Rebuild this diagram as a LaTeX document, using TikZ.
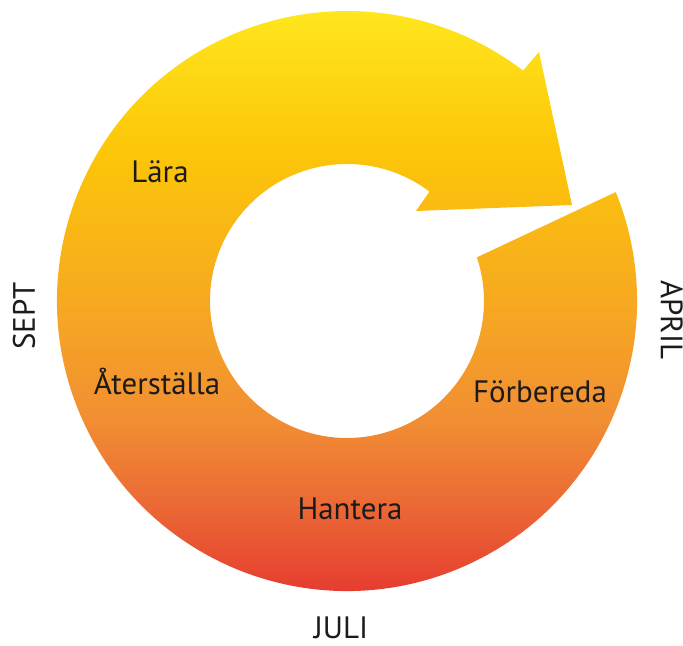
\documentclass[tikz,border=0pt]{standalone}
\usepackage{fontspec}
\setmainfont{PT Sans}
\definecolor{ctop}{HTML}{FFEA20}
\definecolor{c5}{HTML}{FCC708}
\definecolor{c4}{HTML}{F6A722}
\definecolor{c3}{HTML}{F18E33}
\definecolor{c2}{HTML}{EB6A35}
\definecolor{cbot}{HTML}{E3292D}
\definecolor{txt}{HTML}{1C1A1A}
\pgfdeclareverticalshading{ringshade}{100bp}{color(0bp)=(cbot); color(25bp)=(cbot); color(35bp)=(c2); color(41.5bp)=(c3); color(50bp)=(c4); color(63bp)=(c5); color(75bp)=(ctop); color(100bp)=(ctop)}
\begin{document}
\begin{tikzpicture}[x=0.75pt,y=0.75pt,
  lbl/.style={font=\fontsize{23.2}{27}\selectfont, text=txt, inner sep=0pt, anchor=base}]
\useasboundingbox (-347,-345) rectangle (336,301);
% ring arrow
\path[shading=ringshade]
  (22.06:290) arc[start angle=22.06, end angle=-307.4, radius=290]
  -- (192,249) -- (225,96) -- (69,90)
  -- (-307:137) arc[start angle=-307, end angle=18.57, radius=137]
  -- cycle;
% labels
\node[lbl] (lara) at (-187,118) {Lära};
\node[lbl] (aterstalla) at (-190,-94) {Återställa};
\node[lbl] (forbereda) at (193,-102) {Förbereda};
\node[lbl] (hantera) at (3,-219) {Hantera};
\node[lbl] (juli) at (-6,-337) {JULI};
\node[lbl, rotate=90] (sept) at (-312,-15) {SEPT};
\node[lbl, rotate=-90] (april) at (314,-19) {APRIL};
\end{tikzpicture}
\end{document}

━━━━━━━━━━━━━━━━━━━━━━━━━━━━━━

▶ SHORT PROBLEM: All of the data above should be quoted exactly, except for the pictures.

▶ FINAL ANSWER:
Rebuild this diagram as a LaTeX document, using TikZ.
\documentclass[tikz,border=0pt]{standalone}
\usepackage{fontspec}
\setmainfont{PT Sans}
\definecolor{ctop}{HTML}{FFEA20}
\definecolor{c5}{HTML}{FCC708}
\definecolor{c4}{HTML}{F6A722}
\definecolor{c3}{HTML}{F18E33}
\definecolor{c2}{HTML}{EB6A35}
\definecolor{cbot}{HTML}{E3292D}
\definecolor{txt}{HTML}{1C1A1A}
\pgfdeclareverticalshading{ringshade}{100bp}{color(0bp)=(cbot); color(25bp)=(cbot); color(35bp)=(c2); color(41.5bp)=(c3); color(50bp)=(c4); color(63bp)=(c5); color(75bp)=(ctop); color(100bp)=(ctop)}
\begin{document}
\begin{tikzpicture}[x=0.75pt,y=0.75pt,
  lbl/.style={font=\fontsize{23.2}{27}\selectfont, text=txt, inner sep=0pt, anchor=base}]
\useasboundingbox (-347,-345) rectangle (336,301);
% ring arrow
\path[shading=ringshade]
  (22.06:290) arc[start angle=22.06, end angle=-307.4, radius=290]
  -- (192,249) -- (225,96) -- (69,90)
  -- (-307:137) arc[start angle=-307, end angle=18.57, radius=137]
  -- cycle;
% labels
\node[lbl] (lara) at (-187,118) {Lära};
\node[lbl] (aterstalla) at (-190,-94) {Återställa};
\node[lbl] (forbereda) at (193,-102) {Förbereda};
\node[lbl] (hantera) at (3,-219) {Hantera};
\node[lbl] (juli) at (-6,-337) {JULI};
\node[lbl, rotate=90] (sept) at (-312,-15) {SEPT};
\node[lbl, rotate=-90] (april) at (314,-19) {APRIL};
\end{tikzpicture}
\end{document}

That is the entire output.